Extrait La Taverne des ratés de l'aventure : "Les chambres mortes sont des chambres d'écho, ce qui s'y est passé ne cesse de revenir frapper nos esprits. La chambre de Jacques Rigaut à la Vallée-aux-loups - où il s'est suicidé quelques mois avant Maïakovski, d'une balle dans le cœur - est suspendue dans un film. Grâce à Louis Malle et Pierre Drieu la Rochelle - l'auteur du Feu follet écrit en souvenir de son ami -, nous pouvons y entrer à notre guise. Et c'est une gnossienne de Satie qui en est le sésame. Derrière la porte, Alain (Rigaut) prépare soigneusement son arme et pousse la délicatesse jusqu'à disposer une serviette pour ne pas tâcher son lit. Alain est un véritable raté de l'aventure, sans volonté, naufragé d'un monde bourgeois superficiel. Il réussit son suicide, une aventure par défaut."

Extrait à propos de BdB : "Baudouin de Bodinat est un homme des bois qui vit quelque part au cœur de la France. Lorsqu’il sort de chez lui, poussé par l’insomnie ou la nostalgie, il contemple l’Univers -- privilège réservé à ceux qui ont fui les villes -- et, DE LÀ-HAUT, aperçoit la “couche gazeuse” au fond de laquelle l’humanité agonise en toute innocence, en toute tranquillité. Baudouin de Bodinat est un intranquille qui a lu Simone Weil. Avec elle, il s’efforce de ne pas relâcher son “attention” et se laisser distraire par notre âge de la communication globalisée, de la technique déshumanisée, des ILLUMINATI cybernétiques, de l’Argent, en un mot, de l’Apocalypse.

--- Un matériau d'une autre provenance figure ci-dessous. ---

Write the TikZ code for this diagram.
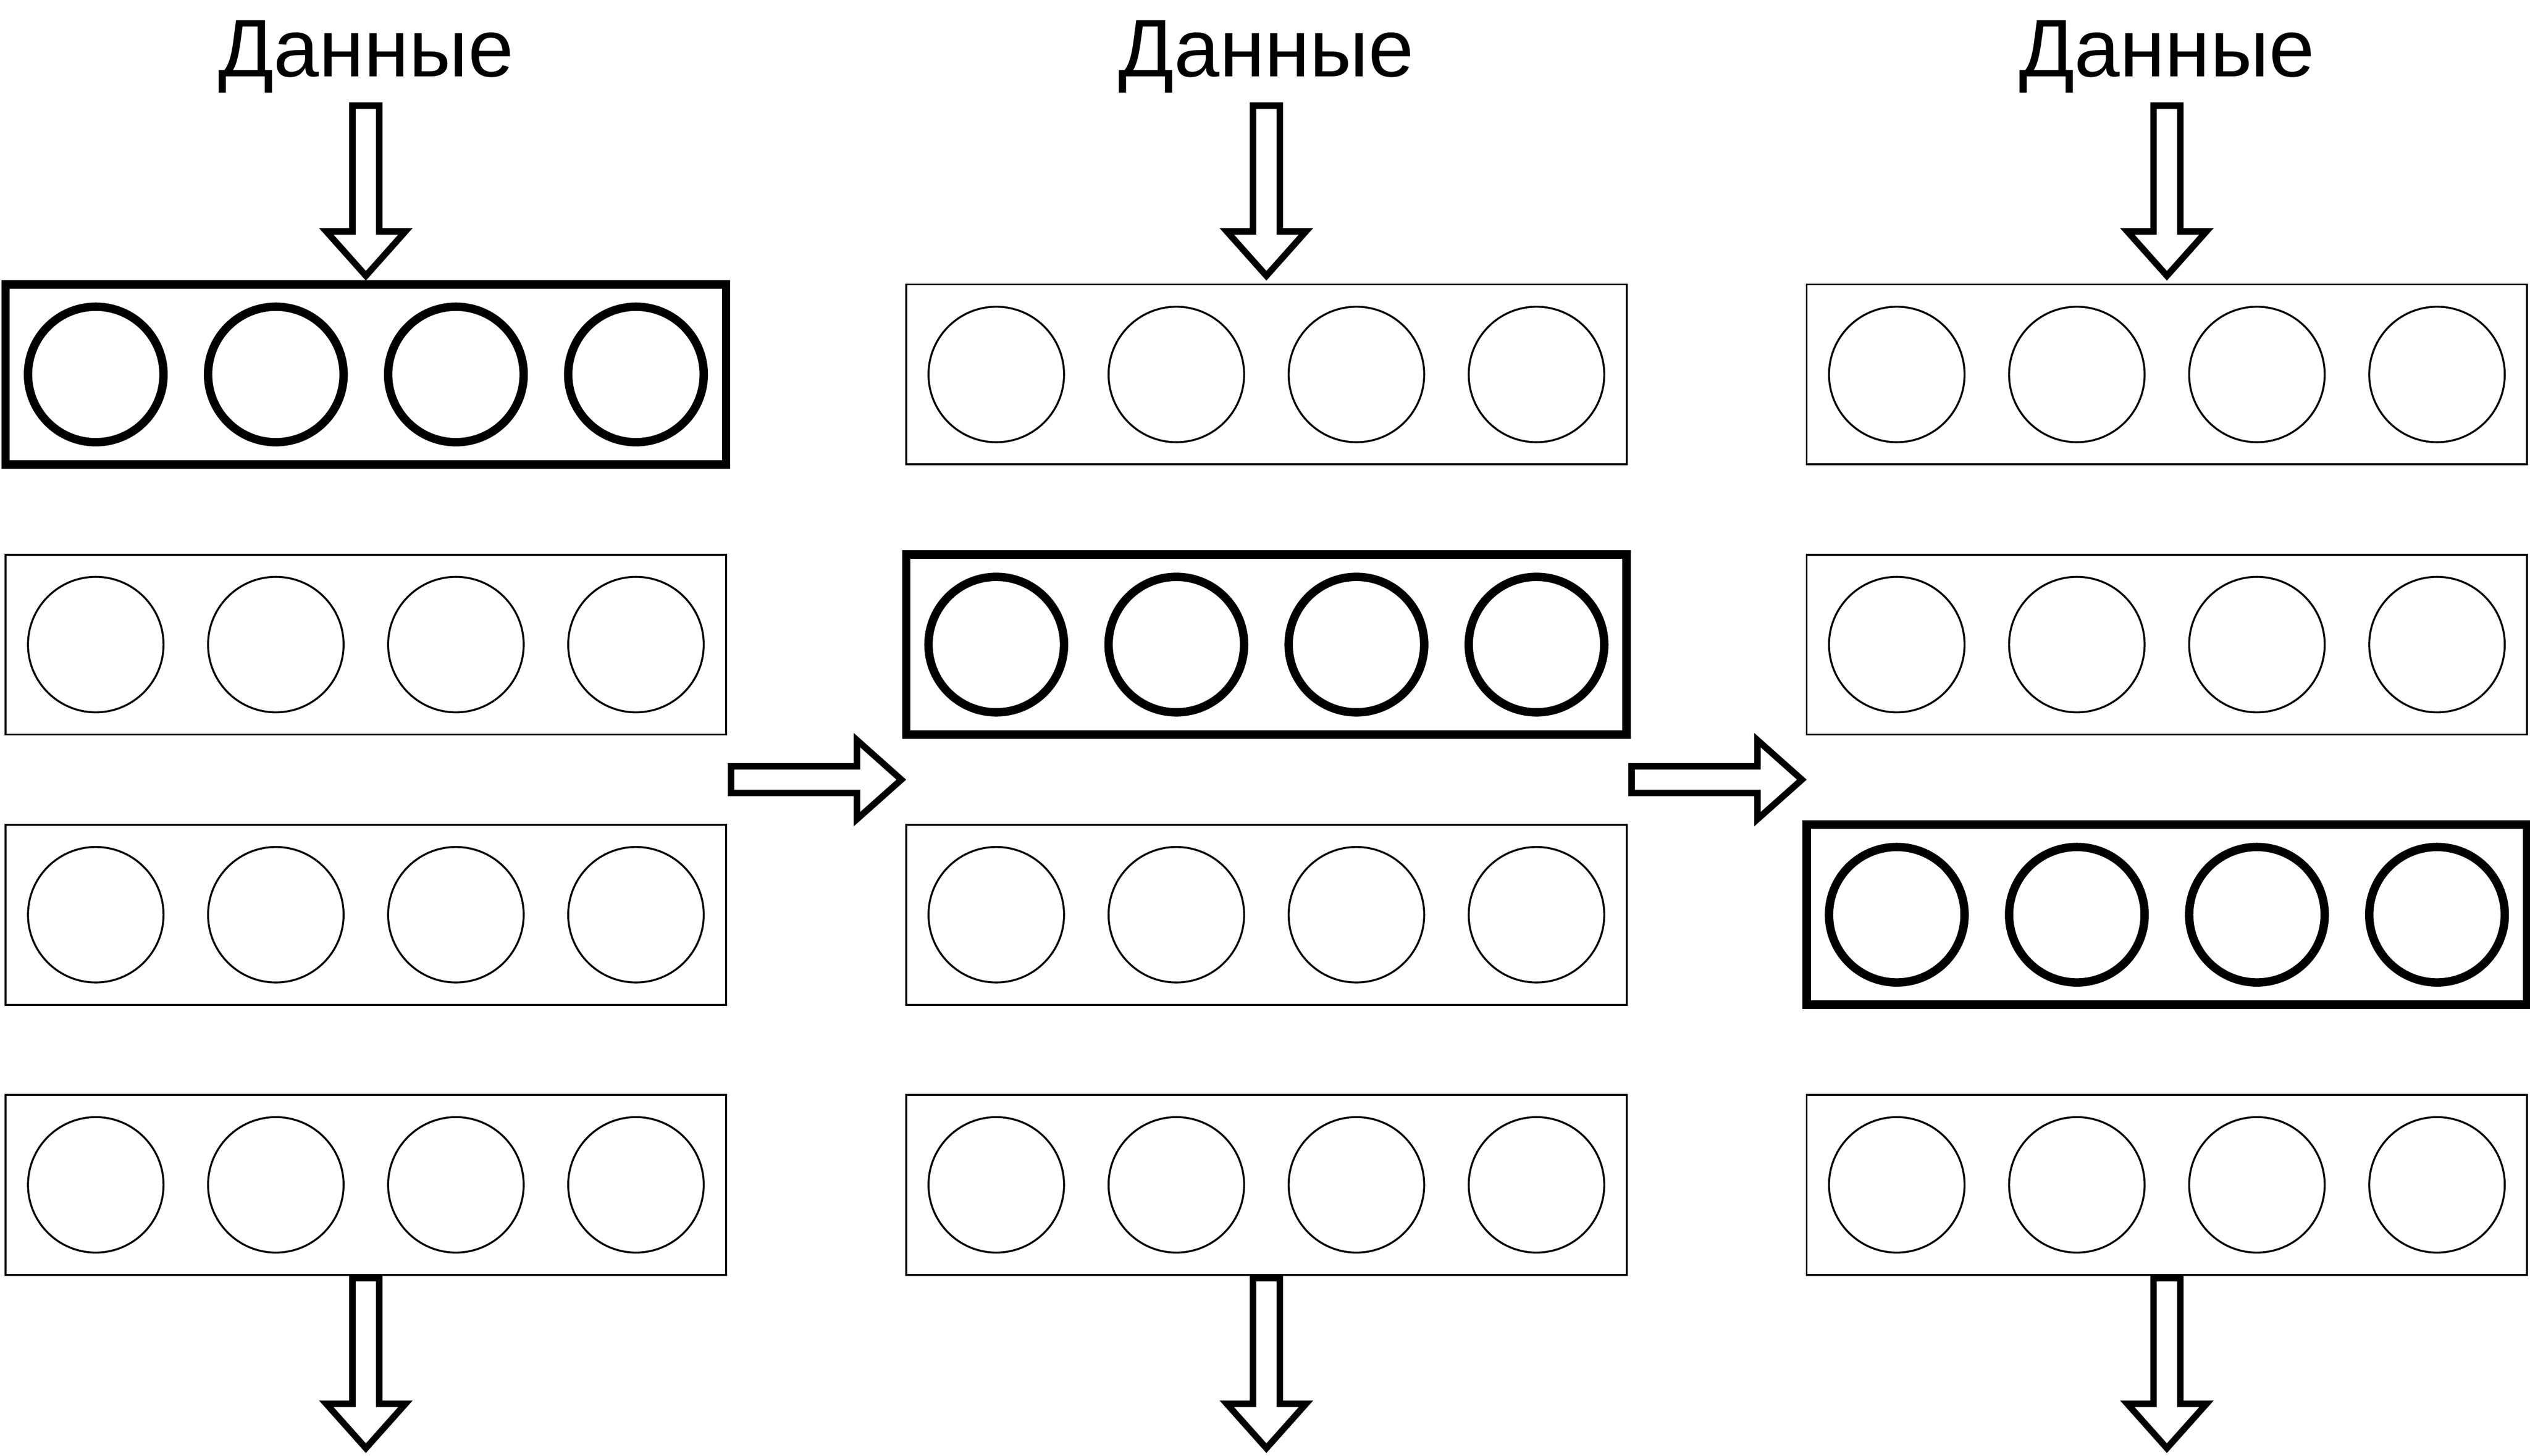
\documentclass[tikz,border=0pt]{standalone}
\usepackage{fontspec}
\setmainfont{Liberation Sans}
\usetikzlibrary{calc}
\tikzset{
  layerbox/.style={draw, rectangle, minimum width=446.5pt, minimum height=111.6pt, inner sep=0pt, outer sep=0pt},
  neuron/.style={draw, circle, minimum size=84pt, inner sep=0pt, outer sep=0pt},
  datatext/.style={font=\fontsize{50.7}{60}\selectfont, inner sep=0pt, anchor=base},
  blockarrow/.style={draw, line width=4pt, miter limit=10, fill=white},
  pics/fatarrow/.style={code={
    \draw[blockarrow] (0,0) -- (-27.5,24.5) -- (-27.5,8.3) -- (-105.5,8.3) -- (-105.5,-8.3) -- (-27.5,-8.3) -- (-27.5,-24.5) -- cycle;
  }}
}
\begin{document}
\begin{tikzpicture}[x=1pt,y=-1pt]
\useasboundingbox (0,0) rectangle (1568,902.6);
\foreach \c in {0,1,2}{
  \node[datatext] (t-\c) at (226.75+558.1*\c, 47.4) {Данные};
  \foreach \r in {0,1,2,3}{
    \pgfmathsetmacro{\lw}{ifthenelse(\c==\r,5.2,1.2)}
    \node[layerbox, line width=\lw pt] (b-\c-\r) at (226.75+558.1*\c, 232.2+167.5*\r) {};
    \foreach \i in {0,1,2,3}{
      \node[neuron, line width=\lw pt] (n-\c-\r-\i) at ($(b-\c-\r.center)+(-167.4+111.6*\i,0)$) {};
    }
  }
  \coordinate (tipin-\c) at ($(b-\c-0.north)+(0,-5.4)$);
  \coordinate (tipout-\c) at ($(b-\c-3.south)+(0,107.5)$);
  \pic[rotate=-90] at (tipin-\c) {fatarrow};
  \pic[rotate=-90] at (tipout-\c) {fatarrow};
}
\coordinate (tipright-1) at ($($(b-1-1.west)!0.5!(b-1-2.west)$)+(-3,0)$);
\coordinate (tipright-2) at ($($(b-2-1.west)!0.5!(b-2-2.west)$)+(-3,0)$);
\pic at (tipright-1) {fatarrow};
\pic at (tipright-2) {fatarrow};
\end{tikzpicture}
\end{document}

Ses méditations nocturnes sont la voix off du film catastrophe auquel nous assistons, dans une salle qui n’est autre que la caverne du confort intellectuel. Ce livre ressemble aussi à L’ENFER de Jérôme Bosch : une forme somptueuse (esthétique de l’écriture, beauté plastique, précision des descriptions) pour la figuration de la monstruosité, de l’absurdité (parfois drolatique), du monde moderne. Pourtant, nulle violence dans la langue de Bodinat, au contraire, une sorte de douceur objective : nul besoin d’effets de manche, pour convaincre, le constat suffit, rehaussé de cette clarté sublunaire qui caractérise son style et sa pensée. (…)Voilà donc où nous en sommes, et quiconque y trouvera à redire sera appelé passéiste, réactionnaire, pauvre nostalgique, voire fasciste. On trouvera bien sûr que Bodinat exagère, qu’il va trop loin, mais QUI va trop loin ? De tout cela, ce tableau à la Jérôme Bosch où l’on voit que l’Apocalypse a déjà eu lieu, qu’il est peut-être déjà trop tard, il ressort une seule question : que faisons-nous ? Baudouin de Bodinat note avec flegme : “Et s’il doit y avoir des malheureux appelés à continuer notre espèce, notre imbécile passivité d’aujourd’hui encore à cet égard leur sera UN PRODIGE ACCABLANT."  (Merci à Henri Graetz pour la retranscription)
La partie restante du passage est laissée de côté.